◆ Input rows ◆
%%

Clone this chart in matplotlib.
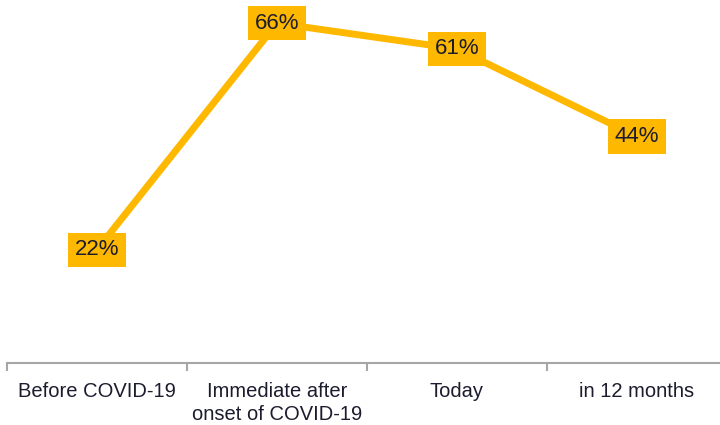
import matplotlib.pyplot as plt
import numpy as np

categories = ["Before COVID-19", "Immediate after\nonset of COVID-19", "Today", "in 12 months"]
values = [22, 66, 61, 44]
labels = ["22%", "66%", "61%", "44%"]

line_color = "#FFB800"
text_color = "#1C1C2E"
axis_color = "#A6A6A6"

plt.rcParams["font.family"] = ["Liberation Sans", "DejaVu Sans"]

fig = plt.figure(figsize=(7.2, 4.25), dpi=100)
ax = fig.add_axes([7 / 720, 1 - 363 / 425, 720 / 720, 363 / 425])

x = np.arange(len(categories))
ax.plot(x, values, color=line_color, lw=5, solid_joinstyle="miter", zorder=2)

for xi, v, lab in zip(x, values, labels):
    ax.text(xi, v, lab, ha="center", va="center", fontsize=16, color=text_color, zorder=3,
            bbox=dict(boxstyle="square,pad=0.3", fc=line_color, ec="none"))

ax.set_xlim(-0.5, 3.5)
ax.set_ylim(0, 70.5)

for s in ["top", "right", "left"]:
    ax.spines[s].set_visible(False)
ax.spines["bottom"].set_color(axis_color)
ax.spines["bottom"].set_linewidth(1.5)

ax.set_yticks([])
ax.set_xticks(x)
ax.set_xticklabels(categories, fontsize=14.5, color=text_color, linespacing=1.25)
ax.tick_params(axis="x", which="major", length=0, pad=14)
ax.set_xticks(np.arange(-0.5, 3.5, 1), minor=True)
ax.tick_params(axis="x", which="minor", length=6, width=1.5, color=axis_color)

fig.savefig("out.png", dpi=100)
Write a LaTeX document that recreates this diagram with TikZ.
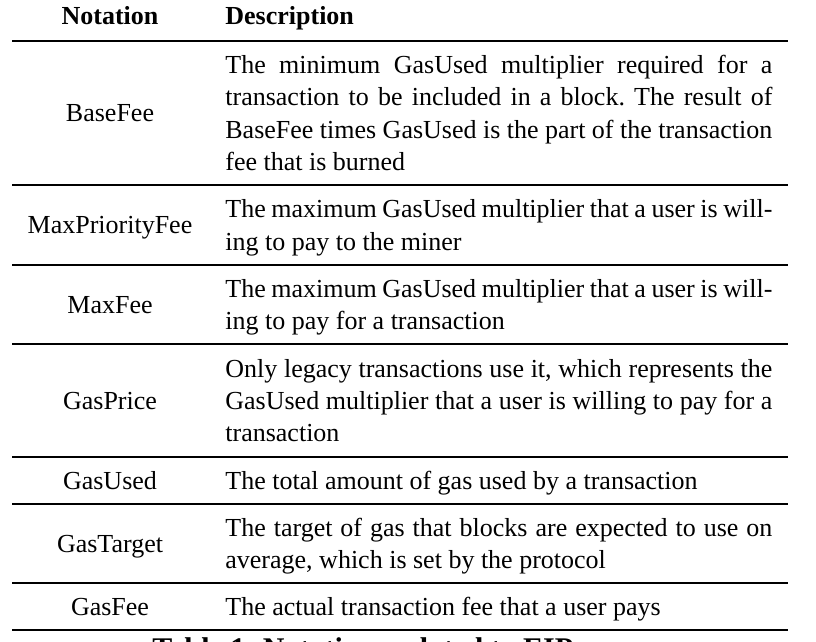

%%

Starting at the first line of the records above, set down each line exactly through the one that holds "ax = fig.add_axes([7". Omit pictures.

◆ Result of the task ◆
Clone this chart in matplotlib.
import matplotlib.pyplot as plt
import numpy as np

categories = ["Before COVID-19", "Immediate after\nonset of COVID-19", "Today", "in 12 months"]
values = [22, 66, 61, 44]
labels = ["22%", "66%", "61%", "44%"]

line_color = "#FFB800"
text_color = "#1C1C2E"
axis_color = "#A6A6A6"

plt.rcParams["font.family"] = ["Liberation Sans", "DejaVu Sans"]

fig = plt.figure(figsize=(7.2, 4.25), dpi=100)
ax = fig.add_axes([7 / 720, 1 - 363 / 425, 720 / 720, 363 / 425])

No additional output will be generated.